また、モントゴメリーが自らのトレードマークとも言えるベレー帽を愛用したのは、自軍の兵士に対し、さらには敵軍に対し、自らの存在を明確に示すためのひとつのパフォーマンスであった。
おわりに
一般論として、ドイツに代表される枢軸国側は、さまざまな理由によってロジスティクスを軽視する――重視したくてもできない――傾向が見られた一方、アメリカやイギリスに代表される連合国側は、ロジスティクスを重視する傾向が強い。とりわけアメリカ軍は、伝統的にロジスティクスに細心の注意を払うことで知られ、これは「アメリカ流の戦争方法」の大きな特徴とされる。
なるほどパットンは、ロジスティクスをめぐってあまり慎重ではなく、必要であれば現地調達――あるいは敵から略奪――することによってその解決を図った。その意味で彼は、アメリカ軍人として例外的な存在であるが、ロジスティクスの重要性を熟知していたことは事実である。
他方、モントゴメリーは十分な物資および武器弾薬がそろわない場合、極めて慎重な行動に徹した。この両者の違いは決定的であり、モントゴメリーは典型的な連合国(イギリス)軍人と言えよう。
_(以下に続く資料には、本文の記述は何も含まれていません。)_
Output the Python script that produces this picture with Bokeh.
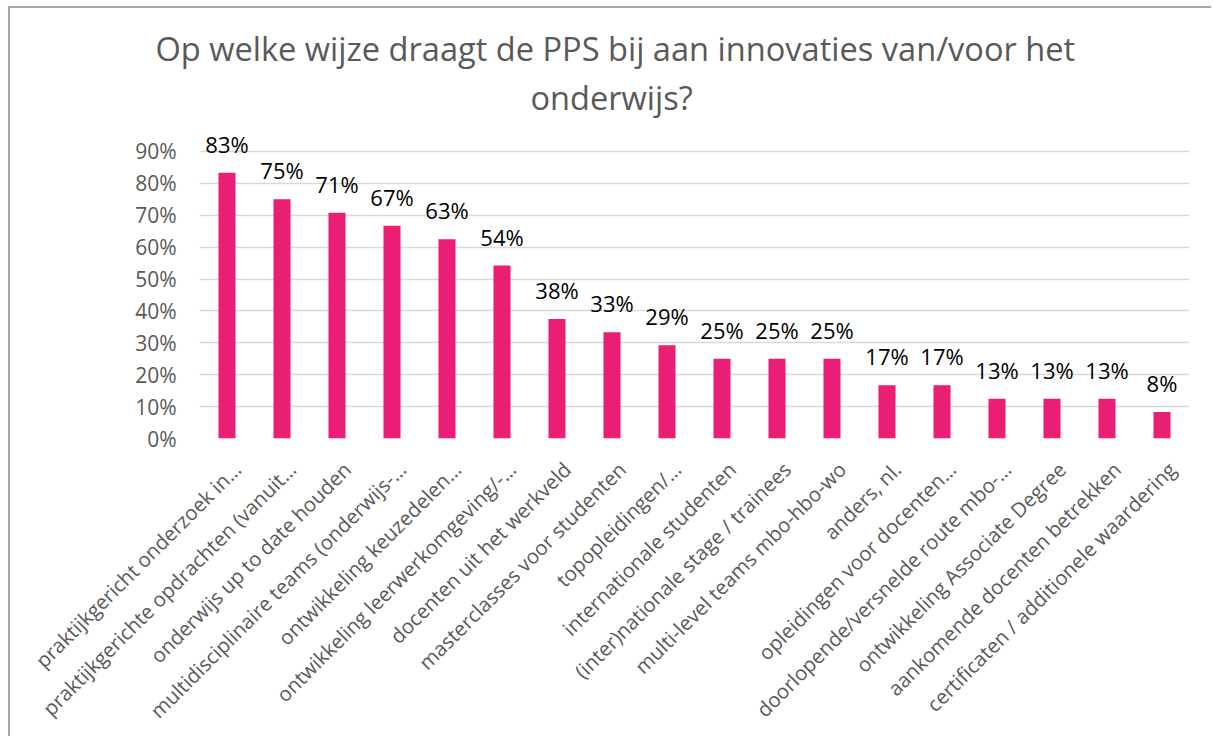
import math
from bokeh.plotting import figure
from bokeh.models import (ColumnDataSource, Range1d, FixedTicker, NumeralTickFormatter,
                          Title, LinearAxis)
from bokeh.core.properties import value
from bokeh.embed import file_html
from bokeh.resources import INLINE

categories = [
    "praktijkgericht onderzoek in…",
    "praktijkgerichte opdrachten (vanuit…",
    "onderwijs up to date houden",
    "multidisciplinaire teams (onderwijs-…",
    "ontwikkeling keuzedelen…",
    "ontwikkeling leerwerkomgeving/-…",
    "docenten uit het werkveld",
    "masterclasses voor studenten",
    "topopleidingen/…",
    "internationale studenten",
    "(inter)nationale stage / trainees",
    "multi-level teams mbo-hbo-wo",
    "anders, nl.",
    "opleidingen voor docenten…",
    "doorlopende/versnelde route mbo-…",
    "ontwikkeling Associate Degree",
    "aankomende docenten betrekken",
    "certificaten / additionele waardering",
]
shares = [0.833, 0.75, 0.708, 0.667, 0.625, 0.542, 0.375, 0.333, 0.292,
          0.25, 0.25, 0.25, 0.167, 0.167, 0.125, 0.125, 0.125, 0.083]
y_ticks = [0.0, 0.1, 0.2, 0.3, 0.4, 0.5, 0.6, 0.7, 0.8, 0.9]
title_line1 = "Op welke wijze draagt de PPS bij aan innovaties van/voor het"
title_line2 = "onderwijs?"

n = len(categories)
pos = list(range(n))
labels = [f"{int(v * 100 + 0.5)}%" for v in shares]
src = ColumnDataSource(dict(x=pos, cat=categories, val=shares, lab=labels))

FONT = "Open Sans"
GRAY = "#595959"

W, H = 1203, 730
p = figure(x_range=Range1d(-0.5, n - 0.5), y_range=Range1d(0, 1.0), width=W, height=H,
           output_backend="svg", toolbar_location=None,
           min_border_left=189, min_border_right=24, min_border_top=111,
           min_border_bottom=300,
           styles={"margin-left": "10px", "margin-top": "8px",
                   "box-shadow": "-2px -2px 0 0 #a6a6a6"})
p.outline_line_color = None
p.background_fill_color = "white"
p.border_fill_color = "white"

# two-line title, placed like the original (centred on the whole chart)
p.title.text = ""
p.add_layout(Title(text=title_line2, align="left", offset=331, standoff=0,
                   text_font=FONT, text_font_size="32.6px", text_font_style="normal",
                   text_color=GRAY), "above")
p.add_layout(Title(text=title_line1, align="left", offset=-44, standoff=3,
                   text_font=FONT, text_font_size="32.6px", text_font_style="normal",
                   text_color=GRAY), "above")

p.vbar(x="x", top="val", width=0.31, source=src, color="#E91E74", line_color=None)
p.text(x="x", y="val", text="lab", source=src, text_align="center",
       text_baseline="alphabetic", y_offset=-29, text_font=value(FONT),
       text_font_size="22px", text_color="black")

p.yaxis.ticker = FixedTicker(ticks=y_ticks)
p.yaxis.formatter = NumeralTickFormatter(format="0%")
p.yaxis.axis_line_color = None
p.yaxis.major_tick_line_color = None
p.yaxis.minor_tick_line_color = None
p.yaxis.major_label_standoff = 17
p.yaxis.major_label_text_font = FONT
p.yaxis.major_label_text_font_size = "21px"
p.yaxis.major_label_text_color = GRAY

p.ygrid.grid_line_color = "#D9D9D9"
p.ygrid.grid_line_width = 1.5
p.xgrid.grid_line_color = None

# category labels on a slightly shifted helper range so the rotated labels sit like the original
p.xaxis.visible = False
p.extra_x_ranges["lab"] = Range1d(start=-0.5 - 0.18, end=n - 0.5 - 0.18)
lab_axis = LinearAxis(x_range_name="lab", ticker=FixedTicker(ticks=pos),
                      major_label_overrides={i: c for i, c in enumerate(categories)})
lab_axis.axis_line_color = None
lab_axis.major_tick_line_color = None
lab_axis.minor_tick_line_color = None
lab_axis.major_label_orientation = math.pi / 4
lab_axis.major_label_standoff = 21
lab_axis.major_label_text_font = FONT
lab_axis.major_label_text_font_size = "20.3px"
lab_axis.major_label_text_color = GRAY
p.add_layout(lab_axis, "below")

open("out.html", "w").write(file_html(p, INLINE))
だが、こうした両者の違いにもかかわらず、総じて連合国側が戦いにおけるロジスティクスの側面を重視した事実は変わらない。他方、いかなる事情があったにせよ、ドイツ、さらには日本のロジスティクス軽視は見過ごすことができない。結局のところ、この両国は物量の戦い、そしてロジスティクスの戦いに敗れたのである。